> [Goal] Transcribe everything in the data word for word. Pictures are left out.

"""

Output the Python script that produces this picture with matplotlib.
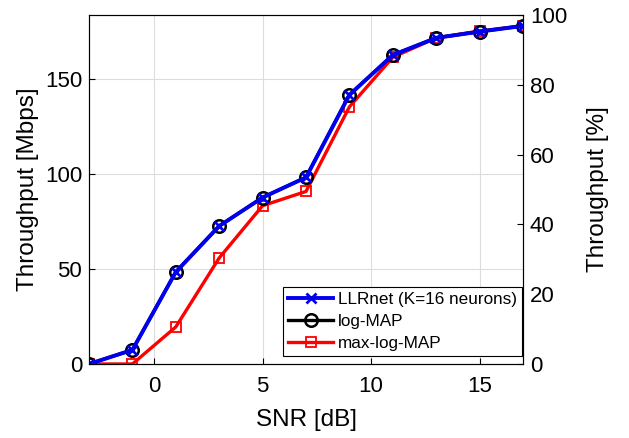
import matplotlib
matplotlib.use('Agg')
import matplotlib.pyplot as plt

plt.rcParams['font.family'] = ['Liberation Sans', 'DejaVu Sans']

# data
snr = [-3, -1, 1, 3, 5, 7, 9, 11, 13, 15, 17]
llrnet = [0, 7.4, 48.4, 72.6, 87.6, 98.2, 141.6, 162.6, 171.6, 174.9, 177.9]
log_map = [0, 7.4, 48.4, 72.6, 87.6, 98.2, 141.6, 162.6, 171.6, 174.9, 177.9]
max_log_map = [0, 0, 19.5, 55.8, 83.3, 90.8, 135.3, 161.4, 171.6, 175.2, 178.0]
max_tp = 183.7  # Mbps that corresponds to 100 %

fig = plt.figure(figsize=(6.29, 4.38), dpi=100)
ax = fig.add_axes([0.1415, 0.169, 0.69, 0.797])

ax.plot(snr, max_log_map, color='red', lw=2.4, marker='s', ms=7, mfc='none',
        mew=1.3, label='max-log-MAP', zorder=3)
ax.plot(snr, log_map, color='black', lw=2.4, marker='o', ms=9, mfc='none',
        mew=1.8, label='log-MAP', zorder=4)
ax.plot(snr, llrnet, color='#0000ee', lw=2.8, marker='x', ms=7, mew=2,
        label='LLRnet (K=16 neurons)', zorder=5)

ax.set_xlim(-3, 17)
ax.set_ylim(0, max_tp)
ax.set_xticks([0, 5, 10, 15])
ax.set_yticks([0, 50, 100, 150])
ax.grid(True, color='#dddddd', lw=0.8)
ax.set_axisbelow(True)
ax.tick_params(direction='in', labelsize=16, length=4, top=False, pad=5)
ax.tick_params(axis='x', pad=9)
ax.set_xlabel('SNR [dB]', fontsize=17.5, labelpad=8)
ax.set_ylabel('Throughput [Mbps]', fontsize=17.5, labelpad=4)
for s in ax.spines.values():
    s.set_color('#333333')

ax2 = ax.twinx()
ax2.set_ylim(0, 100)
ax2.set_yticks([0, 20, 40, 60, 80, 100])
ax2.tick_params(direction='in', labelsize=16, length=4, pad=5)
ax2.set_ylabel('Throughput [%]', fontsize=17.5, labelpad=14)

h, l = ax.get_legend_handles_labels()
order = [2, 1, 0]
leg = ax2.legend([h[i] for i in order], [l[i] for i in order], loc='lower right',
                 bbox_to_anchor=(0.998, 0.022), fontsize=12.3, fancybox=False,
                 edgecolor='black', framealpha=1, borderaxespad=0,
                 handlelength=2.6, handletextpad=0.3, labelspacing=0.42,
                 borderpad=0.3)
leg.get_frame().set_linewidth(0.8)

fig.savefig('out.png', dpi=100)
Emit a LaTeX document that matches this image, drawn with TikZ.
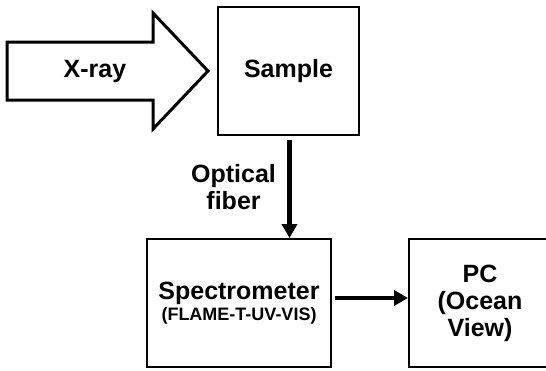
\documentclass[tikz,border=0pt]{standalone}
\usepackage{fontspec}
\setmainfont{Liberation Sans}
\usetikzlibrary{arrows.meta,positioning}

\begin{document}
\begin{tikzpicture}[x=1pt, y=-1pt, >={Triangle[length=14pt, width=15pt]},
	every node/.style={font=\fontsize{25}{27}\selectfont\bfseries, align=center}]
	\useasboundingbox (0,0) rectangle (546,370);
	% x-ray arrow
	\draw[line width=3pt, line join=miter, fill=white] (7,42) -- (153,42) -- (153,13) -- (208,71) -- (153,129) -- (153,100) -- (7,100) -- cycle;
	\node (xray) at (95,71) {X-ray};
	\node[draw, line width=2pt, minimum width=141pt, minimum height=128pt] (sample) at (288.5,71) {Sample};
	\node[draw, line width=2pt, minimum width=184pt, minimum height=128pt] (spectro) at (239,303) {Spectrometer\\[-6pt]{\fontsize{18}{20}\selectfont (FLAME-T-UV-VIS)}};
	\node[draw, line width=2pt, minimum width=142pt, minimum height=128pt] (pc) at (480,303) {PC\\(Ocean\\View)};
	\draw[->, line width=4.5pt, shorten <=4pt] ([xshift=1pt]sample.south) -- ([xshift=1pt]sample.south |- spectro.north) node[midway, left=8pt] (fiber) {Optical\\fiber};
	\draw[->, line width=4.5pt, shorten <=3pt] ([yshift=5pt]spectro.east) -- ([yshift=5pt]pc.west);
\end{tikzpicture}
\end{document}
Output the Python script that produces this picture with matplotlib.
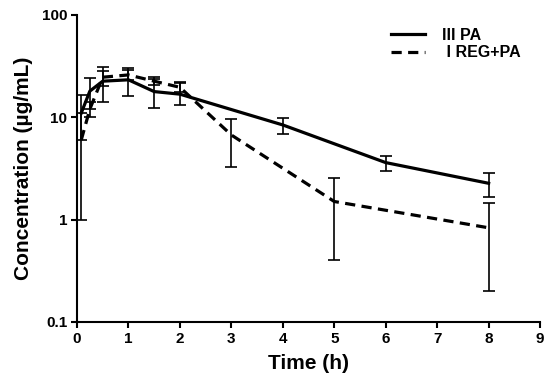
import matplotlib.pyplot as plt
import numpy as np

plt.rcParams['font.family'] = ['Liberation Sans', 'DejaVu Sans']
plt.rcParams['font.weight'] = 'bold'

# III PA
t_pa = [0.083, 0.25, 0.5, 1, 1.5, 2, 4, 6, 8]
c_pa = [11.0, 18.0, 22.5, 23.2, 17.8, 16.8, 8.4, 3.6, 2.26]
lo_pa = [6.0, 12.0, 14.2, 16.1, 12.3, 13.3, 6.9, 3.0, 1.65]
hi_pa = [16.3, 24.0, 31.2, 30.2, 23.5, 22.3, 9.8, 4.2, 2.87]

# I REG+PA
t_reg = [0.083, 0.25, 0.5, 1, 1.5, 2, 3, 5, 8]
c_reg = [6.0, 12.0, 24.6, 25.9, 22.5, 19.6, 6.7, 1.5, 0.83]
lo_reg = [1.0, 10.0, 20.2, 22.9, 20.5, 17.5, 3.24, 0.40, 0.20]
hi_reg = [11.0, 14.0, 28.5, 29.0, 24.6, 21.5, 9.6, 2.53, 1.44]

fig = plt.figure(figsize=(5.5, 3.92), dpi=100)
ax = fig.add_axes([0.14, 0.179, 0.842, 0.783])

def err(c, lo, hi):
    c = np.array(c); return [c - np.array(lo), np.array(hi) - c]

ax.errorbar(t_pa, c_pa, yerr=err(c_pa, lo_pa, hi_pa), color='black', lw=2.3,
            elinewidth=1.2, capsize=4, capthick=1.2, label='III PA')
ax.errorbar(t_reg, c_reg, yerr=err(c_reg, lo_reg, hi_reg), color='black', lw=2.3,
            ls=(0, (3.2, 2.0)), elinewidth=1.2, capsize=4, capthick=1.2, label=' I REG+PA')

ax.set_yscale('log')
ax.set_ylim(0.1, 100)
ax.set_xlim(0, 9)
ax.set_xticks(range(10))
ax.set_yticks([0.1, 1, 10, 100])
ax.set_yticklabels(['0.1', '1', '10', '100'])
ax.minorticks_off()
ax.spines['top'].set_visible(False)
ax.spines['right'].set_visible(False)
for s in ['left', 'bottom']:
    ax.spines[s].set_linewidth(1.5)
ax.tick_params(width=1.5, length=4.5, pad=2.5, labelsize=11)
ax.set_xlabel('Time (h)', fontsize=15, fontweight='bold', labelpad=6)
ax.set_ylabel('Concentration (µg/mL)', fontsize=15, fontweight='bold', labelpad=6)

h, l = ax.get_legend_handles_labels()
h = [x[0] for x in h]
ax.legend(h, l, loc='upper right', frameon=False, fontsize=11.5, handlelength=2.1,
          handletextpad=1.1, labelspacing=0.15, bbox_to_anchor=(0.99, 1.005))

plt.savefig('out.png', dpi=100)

"""

> [The answer]
Output the Python script that produces this picture with matplotlib.
import matplotlib
matplotlib.use('Agg')
import matplotlib.pyplot as plt

plt.rcParams['font.family'] = ['Liberation Sans', 'DejaVu Sans']

# data
snr = [-3, -1, 1, 3, 5, 7, 9, 11, 13, 15, 17]
llrnet = [0, 7.4, 48.4, 72.6, 87.6, 98.2, 141.6, 162.6, 171.6, 174.9, 177.9]
log_map = [0, 7.4, 48.4, 72.6, 87.6, 98.2, 141.6, 162.6, 171.6, 174.9, 177.9]
max_log_map = [0, 0, 19.5, 55.8, 83.3, 90.8, 135.3, 161.4, 171.6, 175.2, 178.0]
max_tp = 183.7  # Mbps that corresponds to 100 %

fig = plt.figure(figsize=(6.29, 4.38), dpi=100)
ax = fig.add_axes([0.1415, 0.169, 0.69, 0.797])

ax.plot(snr, max_log_map, color='red', lw=2.4, marker='s', ms=7, mfc='none',
        mew=1.3, label='max-log-MAP', zorder=3)
ax.plot(snr, log_map, color='black', lw=2.4, marker='o', ms=9, mfc='none',
        mew=1.8, label='log-MAP', zorder=4)
ax.plot(snr, llrnet, color='#0000ee', lw=2.8, marker='x', ms=7, mew=2,
        label='LLRnet (K=16 neurons)', zorder=5)

ax.set_xlim(-3, 17)
ax.set_ylim(0, max_tp)
ax.set_xticks([0, 5, 10, 15])
ax.set_yticks([0, 50, 100, 150])
ax.grid(True, color='#dddddd', lw=0.8)
ax.set_axisbelow(True)
ax.tick_params(direction='in', labelsize=16, length=4, top=False, pad=5)
ax.tick_params(axis='x', pad=9)
ax.set_xlabel('SNR [dB]', fontsize=17.5, labelpad=8)
ax.set_ylabel('Throughput [Mbps]', fontsize=17.5, labelpad=4)
for s in ax.spines.values():
    s.set_color('#333333')

ax2 = ax.twinx()
ax2.set_ylim(0, 100)
ax2.set_yticks([0, 20, 40, 60, 80, 100])
ax2.tick_params(direction='in', labelsize=16, length=4, pad=5)
ax2.set_ylabel('Throughput [%]', fontsize=17.5, labelpad=14)

h, l = ax.get_legend_handles_labels()
order = [2, 1, 0]
leg = ax2.legend([h[i] for i in order], [l[i] for i in order], loc='lower right',
                 bbox_to_anchor=(0.998, 0.022), fontsize=12.3, fancybox=False,
                 edgecolor='black', framealpha=1, borderaxespad=0,
                 handlelength=2.6, handletextpad=0.3, labelspacing=0.42,
                 borderpad=0.3)
leg.get_frame().set_linewidth(0.8)

fig.savefig('out.png', dpi=100)
Emit a LaTeX document that matches this image, drawn with TikZ.
\documentclass[tikz,border=0pt]{standalone}
\usepackage{fontspec}
\setmainfont{Liberation Sans}
\usetikzlibrary{arrows.meta,positioning}

\begin{document}
\begin{tikzpicture}[x=1pt, y=-1pt, >={Triangle[length=14pt, width=15pt]},
	every node/.style={font=\fontsize{25}{27}\selectfont\bfseries, align=center}]
	\useasboundingbox (0,0) rectangle (546,370);
	% x-ray arrow
	\draw[line width=3pt, line join=miter, fill=white] (7,42) -- (153,42) -- (153,13) -- (208,71) -- (153,129) -- (153,100) -- (7,100) -- cycle;
	\node (xray) at (95,71) {X-ray};
	\node[draw, line width=2pt, minimum width=141pt, minimum height=128pt] (sample) at (288.5,71) {Sample};
	\node[draw, line width=2pt, minimum width=184pt, minimum height=128pt] (spectro) at (239,303) {Spectrometer\\[-6pt]{\fontsize{18}{20}\selectfont (FLAME-T-UV-VIS)}};
	\node[draw, line width=2pt, minimum width=142pt, minimum height=128pt] (pc) at (480,303) {PC\\(Ocean\\View)};
	\draw[->, line width=4.5pt, shorten <=4pt] ([xshift=1pt]sample.south) -- ([xshift=1pt]sample.south |- spectro.north) node[midway, left=8pt] (fiber) {Optical\\fiber};
	\draw[->, line width=4.5pt, shorten <=3pt] ([yshift=5pt]spectro.east) -- ([yshift=5pt]pc.west);
\end{tikzpicture}
\end{document}
Output the Python script that produces this picture with matplotlib.
import matplotlib.pyplot as plt
import numpy as np

plt.rcParams['font.family'] = ['Liberation Sans', 'DejaVu Sans']
plt.rcParams['font.weight'] = 'bold'

# III PA
t_pa = [0.083, 0.25, 0.5, 1, 1.5, 2, 4, 6, 8]
c_pa = [11.0, 18.0, 22.5, 23.2, 17.8, 16.8, 8.4, 3.6, 2.26]
lo_pa = [6.0, 12.0, 14.2, 16.1, 12.3, 13.3, 6.9, 3.0, 1.65]
hi_pa = [16.3, 24.0, 31.2, 30.2, 23.5, 22.3, 9.8, 4.2, 2.87]

# I REG+PA
t_reg = [0.083, 0.25, 0.5, 1, 1.5, 2, 3, 5, 8]
c_reg = [6.0, 12.0, 24.6, 25.9, 22.5, 19.6, 6.7, 1.5, 0.83]
lo_reg = [1.0, 10.0, 20.2, 22.9, 20.5, 17.5, 3.24, 0.40, 0.20]
hi_reg = [11.0, 14.0, 28.5, 29.0, 24.6, 21.5, 9.6, 2.53, 1.44]

fig = plt.figure(figsize=(5.5, 3.92), dpi=100)
ax = fig.add_axes([0.14, 0.179, 0.842, 0.783])

def err(c, lo, hi):
    c = np.array(c); return [c - np.array(lo), np.array(hi) - c]

ax.errorbar(t_pa, c_pa, yerr=err(c_pa, lo_pa, hi_pa), color='black', lw=2.3,
            elinewidth=1.2, capsize=4, capthick=1.2, label='III PA')
ax.errorbar(t_reg, c_reg, yerr=err(c_reg, lo_reg, hi_reg), color='black', lw=2.3,
            ls=(0, (3.2, 2.0)), elinewidth=1.2, capsize=4, capthick=1.2, label=' I REG+PA')

ax.set_yscale('log')
ax.set_ylim(0.1, 100)
ax.set_xlim(0, 9)
ax.set_xticks(range(10))
ax.set_yticks([0.1, 1, 10, 100])
ax.set_yticklabels(['0.1', '1', '10', '100'])
ax.minorticks_off()
ax.spines['top'].set_visible(False)
ax.spines['right'].set_visible(False)
for s in ['left', 'bottom']:
    ax.spines[s].set_linewidth(1.5)
ax.tick_params(width=1.5, length=4.5, pad=2.5, labelsize=11)
ax.set_xlabel('Time (h)', fontsize=15, fontweight='bold', labelpad=6)
ax.set_ylabel('Concentration (µg/mL)', fontsize=15, fontweight='bold', labelpad=6)

h, l = ax.get_legend_handles_labels()
h = [x[0] for x in h]
ax.legend(h, l, loc='upper right', frameon=False, fontsize=11.5, handlelength=2.1,
          handletextpad=1.1, labelspacing=0.15, bbox_to_anchor=(0.99, 1.005))

plt.savefig('out.png', dpi=100)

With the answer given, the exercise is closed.